Robbie shook his head. "No, their exact plans. What do they mean to do to us? And also, what evidence are they faking, to make us the bad guys? We'll have to know what it is, and where it is, so when the time comes we can get rid of it."

"I'm not sure," Mr. Nimrin said. "They don't tell me much these days, I'm sorry to say. I didn't even know Freddy Mihommed-Sinn was the target."

"You're a spy," Robbie told him. "Act like one. Spy on them."

Whatever Mr. Nimrin might have said he didn't, because as he opened his mouth the interior door opened as well, and a man came out, short, obese, fat-faced, dressed in the world's largest pair of blue jeans and a yellow polo shirt like sunrise in the desert. In the crook of his left arm, he held a teddybear close to his chest, its nose against his heart. Tiny eyes peered out at them from inside the fat man's round pale face. If he could have showed an expression there, it would probably have been hauteur. He rolled across the room like an approaching low, and departed.

When they were alone again, and the fat man's impact had lessened, Robbie said, "You have to help us, you know." He waggled his pointing finger between himself and Josh. "Because, if we disappear, your goose is cooked, and you know it."

Mr. Nimrin's attempt to scoff lacked a certain conviction. "Disappear? How do you expect to do that?"

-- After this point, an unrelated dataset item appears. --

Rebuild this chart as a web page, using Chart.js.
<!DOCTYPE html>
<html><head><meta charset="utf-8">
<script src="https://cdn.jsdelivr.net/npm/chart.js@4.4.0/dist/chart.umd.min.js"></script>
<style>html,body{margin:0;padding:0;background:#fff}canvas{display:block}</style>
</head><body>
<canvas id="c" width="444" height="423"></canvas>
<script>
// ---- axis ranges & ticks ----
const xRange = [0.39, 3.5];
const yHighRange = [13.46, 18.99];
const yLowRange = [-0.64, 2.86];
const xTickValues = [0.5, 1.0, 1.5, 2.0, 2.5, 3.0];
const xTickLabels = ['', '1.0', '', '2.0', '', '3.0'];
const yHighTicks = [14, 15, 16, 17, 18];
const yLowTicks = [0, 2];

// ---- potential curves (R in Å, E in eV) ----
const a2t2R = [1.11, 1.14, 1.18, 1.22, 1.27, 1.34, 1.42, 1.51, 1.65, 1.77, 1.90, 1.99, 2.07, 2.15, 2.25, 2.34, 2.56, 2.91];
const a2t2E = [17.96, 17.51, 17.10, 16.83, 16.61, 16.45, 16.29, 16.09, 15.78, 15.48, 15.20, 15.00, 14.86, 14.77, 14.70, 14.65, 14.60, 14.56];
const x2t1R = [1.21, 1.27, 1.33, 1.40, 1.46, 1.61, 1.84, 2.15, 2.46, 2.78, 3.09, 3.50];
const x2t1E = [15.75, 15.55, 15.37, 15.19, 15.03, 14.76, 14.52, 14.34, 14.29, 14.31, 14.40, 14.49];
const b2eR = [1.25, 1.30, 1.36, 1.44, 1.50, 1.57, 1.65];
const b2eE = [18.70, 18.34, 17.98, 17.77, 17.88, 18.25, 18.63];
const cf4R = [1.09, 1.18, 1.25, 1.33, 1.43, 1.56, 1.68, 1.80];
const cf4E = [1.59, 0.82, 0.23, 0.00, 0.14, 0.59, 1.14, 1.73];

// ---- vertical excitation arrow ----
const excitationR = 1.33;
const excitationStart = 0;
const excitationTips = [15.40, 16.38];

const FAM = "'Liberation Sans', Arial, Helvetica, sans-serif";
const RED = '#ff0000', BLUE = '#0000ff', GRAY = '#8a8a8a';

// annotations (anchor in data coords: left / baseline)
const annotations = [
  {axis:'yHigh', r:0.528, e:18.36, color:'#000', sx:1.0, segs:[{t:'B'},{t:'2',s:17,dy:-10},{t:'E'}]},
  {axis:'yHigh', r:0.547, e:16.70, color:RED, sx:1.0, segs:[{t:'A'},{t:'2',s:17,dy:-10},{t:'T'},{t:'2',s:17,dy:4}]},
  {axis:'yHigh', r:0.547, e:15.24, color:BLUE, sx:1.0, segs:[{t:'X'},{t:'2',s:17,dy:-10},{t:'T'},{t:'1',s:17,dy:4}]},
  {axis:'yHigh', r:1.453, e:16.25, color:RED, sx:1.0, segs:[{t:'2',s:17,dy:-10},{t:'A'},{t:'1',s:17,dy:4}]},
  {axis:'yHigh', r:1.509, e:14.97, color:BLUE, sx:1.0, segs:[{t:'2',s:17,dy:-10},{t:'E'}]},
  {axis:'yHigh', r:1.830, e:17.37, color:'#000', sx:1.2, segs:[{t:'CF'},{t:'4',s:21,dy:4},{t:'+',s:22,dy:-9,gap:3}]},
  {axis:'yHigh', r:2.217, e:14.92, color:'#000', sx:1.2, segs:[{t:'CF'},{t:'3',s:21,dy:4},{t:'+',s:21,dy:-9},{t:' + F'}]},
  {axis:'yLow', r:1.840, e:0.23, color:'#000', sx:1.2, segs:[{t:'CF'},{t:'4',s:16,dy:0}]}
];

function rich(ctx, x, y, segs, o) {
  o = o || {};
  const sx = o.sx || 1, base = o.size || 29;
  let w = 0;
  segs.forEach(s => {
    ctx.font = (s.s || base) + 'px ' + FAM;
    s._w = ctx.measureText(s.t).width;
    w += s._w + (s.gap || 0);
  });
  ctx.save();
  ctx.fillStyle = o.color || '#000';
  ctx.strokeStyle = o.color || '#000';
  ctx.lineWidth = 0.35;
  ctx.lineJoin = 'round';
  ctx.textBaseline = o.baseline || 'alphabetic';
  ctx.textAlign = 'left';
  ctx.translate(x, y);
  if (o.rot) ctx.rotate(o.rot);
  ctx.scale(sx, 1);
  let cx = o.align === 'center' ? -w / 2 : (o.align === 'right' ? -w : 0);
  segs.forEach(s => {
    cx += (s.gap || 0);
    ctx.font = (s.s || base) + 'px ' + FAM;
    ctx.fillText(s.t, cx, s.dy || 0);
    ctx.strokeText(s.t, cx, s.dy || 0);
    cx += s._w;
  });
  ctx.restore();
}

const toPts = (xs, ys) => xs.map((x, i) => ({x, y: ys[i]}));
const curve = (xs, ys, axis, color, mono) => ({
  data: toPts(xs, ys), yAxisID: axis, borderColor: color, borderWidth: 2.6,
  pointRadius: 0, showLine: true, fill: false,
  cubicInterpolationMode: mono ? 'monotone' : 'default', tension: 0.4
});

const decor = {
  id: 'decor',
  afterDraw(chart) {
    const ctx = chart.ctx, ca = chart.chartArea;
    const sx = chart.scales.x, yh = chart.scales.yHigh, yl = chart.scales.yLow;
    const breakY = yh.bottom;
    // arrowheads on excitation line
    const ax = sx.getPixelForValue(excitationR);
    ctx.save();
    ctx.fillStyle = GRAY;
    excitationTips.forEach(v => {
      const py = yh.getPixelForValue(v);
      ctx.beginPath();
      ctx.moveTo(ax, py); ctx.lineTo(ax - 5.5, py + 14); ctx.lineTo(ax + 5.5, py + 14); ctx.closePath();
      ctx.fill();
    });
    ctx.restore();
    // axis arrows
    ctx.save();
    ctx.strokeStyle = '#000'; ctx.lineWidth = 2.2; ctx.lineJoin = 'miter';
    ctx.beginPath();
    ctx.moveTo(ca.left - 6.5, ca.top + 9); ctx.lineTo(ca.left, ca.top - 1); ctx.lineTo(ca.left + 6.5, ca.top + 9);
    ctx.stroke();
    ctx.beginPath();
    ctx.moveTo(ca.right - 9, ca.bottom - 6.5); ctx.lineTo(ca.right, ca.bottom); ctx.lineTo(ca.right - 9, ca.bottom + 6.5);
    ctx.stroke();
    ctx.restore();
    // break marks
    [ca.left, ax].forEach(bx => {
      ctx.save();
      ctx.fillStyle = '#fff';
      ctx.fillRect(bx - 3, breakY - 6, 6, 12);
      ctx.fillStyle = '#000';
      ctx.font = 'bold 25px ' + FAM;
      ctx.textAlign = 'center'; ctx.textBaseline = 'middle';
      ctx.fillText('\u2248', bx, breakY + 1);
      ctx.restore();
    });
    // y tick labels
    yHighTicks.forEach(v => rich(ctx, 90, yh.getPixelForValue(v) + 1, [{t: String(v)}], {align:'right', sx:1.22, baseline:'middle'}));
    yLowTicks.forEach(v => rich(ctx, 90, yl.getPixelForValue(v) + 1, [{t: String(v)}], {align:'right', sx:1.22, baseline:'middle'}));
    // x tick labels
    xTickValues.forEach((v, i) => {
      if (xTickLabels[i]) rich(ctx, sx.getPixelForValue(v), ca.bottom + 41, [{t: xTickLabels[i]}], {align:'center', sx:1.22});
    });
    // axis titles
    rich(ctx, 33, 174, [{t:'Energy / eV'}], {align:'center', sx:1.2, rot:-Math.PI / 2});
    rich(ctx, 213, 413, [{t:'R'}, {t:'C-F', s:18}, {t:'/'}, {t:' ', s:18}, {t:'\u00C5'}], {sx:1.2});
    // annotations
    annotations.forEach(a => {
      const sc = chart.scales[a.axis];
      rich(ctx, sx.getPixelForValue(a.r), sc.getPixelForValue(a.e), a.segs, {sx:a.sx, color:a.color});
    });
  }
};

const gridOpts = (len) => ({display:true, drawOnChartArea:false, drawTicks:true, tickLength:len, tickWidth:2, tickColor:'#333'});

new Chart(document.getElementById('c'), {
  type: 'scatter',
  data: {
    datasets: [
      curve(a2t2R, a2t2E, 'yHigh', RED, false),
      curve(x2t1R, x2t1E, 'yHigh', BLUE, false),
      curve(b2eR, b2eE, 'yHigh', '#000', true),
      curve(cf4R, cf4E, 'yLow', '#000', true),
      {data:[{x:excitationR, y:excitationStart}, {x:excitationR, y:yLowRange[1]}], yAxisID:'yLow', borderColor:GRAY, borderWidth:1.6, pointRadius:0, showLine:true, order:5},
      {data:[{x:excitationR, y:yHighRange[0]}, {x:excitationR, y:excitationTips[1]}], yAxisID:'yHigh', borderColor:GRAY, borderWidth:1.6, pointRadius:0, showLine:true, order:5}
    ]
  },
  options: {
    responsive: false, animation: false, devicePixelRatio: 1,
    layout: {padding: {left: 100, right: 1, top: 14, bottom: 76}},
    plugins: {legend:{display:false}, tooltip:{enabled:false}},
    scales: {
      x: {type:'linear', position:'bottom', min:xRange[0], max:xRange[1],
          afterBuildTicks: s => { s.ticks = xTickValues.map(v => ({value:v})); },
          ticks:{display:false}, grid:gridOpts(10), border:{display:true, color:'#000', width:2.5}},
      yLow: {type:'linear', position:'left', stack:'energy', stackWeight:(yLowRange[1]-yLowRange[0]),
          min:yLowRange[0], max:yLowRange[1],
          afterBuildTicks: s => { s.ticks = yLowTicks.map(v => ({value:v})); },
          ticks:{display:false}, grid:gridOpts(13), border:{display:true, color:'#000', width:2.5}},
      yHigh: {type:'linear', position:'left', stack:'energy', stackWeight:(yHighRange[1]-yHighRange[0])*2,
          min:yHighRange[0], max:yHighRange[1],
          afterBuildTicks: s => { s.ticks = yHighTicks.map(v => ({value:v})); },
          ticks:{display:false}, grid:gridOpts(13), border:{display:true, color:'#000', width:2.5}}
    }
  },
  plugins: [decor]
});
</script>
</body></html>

"Oh, come on," Robbie said. "Josh probably wouldn't be able to pull it off, so he's dead meat—"

"Hey."

"—but I'm an actor. I could be somebody else in twenty minutes, stand right in front of you, you wouldn't know it was me."

"Oh, fine," Josh said. "Now I've got
two
masters of disguise."

"Not disguise," Robbie corrected him. "Disguise is for amateurs. What I do is character."

Mr. Nimrin clearly hadn't liked the amateur crack. "If you could disappear so readily," he said, sounding miffed, "why haven't you done so?"

Robbie spread his hands. "What — and give up show business?"

 

25

 

THEY LEFT MR. NIMRIN IN THE waiting room, looking at that interior door. The distant bell rang twice as they went out to the lobby, and Robbie said, "Interesting character, Nimrin. Hard to play opposite, though."

Josh frowned at his profile as they crossed the lobby. "Play opposite?"

The doorman held open the outer door, and Robbie paused in front of him to say, "You're doing a fine job. Excellent."

The doorman was surprised, but not displeased. "Thank you, sir," he said, and even bowed a little.

Outside, Robbie said, "Quick, we'll talk around the corner." As he went, with long brisk steps, he unbuttoned his shirt cuffs and rolled them neatly above his elbows.

Following, Josh said, "What do you mean, play opposite?"

"He does that exasperation bit," Robbie said, as they made it around the corner of the building, where he stopped, back against the sandstone wall. "But if you play into that," he said, pulling his shirt-tail out, "you're just reacting, you aren't creating anything." Unbuttoning the bottom shirt button, he loosely tied the shirt-tails in front, almost but not quite creating a bare midriff. "So you saw what I did."

"No," Josh admitted. "I didn't."

"No?" Robbie seemed surprised. "I was afraid it was too obvious. Nimrin got it, though," he said, and pulled a richly blue beret out of his hip pocket.

"I still don't get it," Josh said.

Robbie shrugged. "I played Nimrin," he said, and placed the beret carefully on his head, a little forward, a little to the left. "I mirrored it back at him. But a calmer Nimrin. Every scrim he puts up, I put up the same one. I think it helped. How do I look?"

He stepped back a pace and posed, arms out at the sides, palms forward, like a ballet dancer about to make his move. He seemed taller but just as thin, graceful, in his black pants and casually tied white shirt and jaunty blue beret. Josh nodded at him. "French," he said.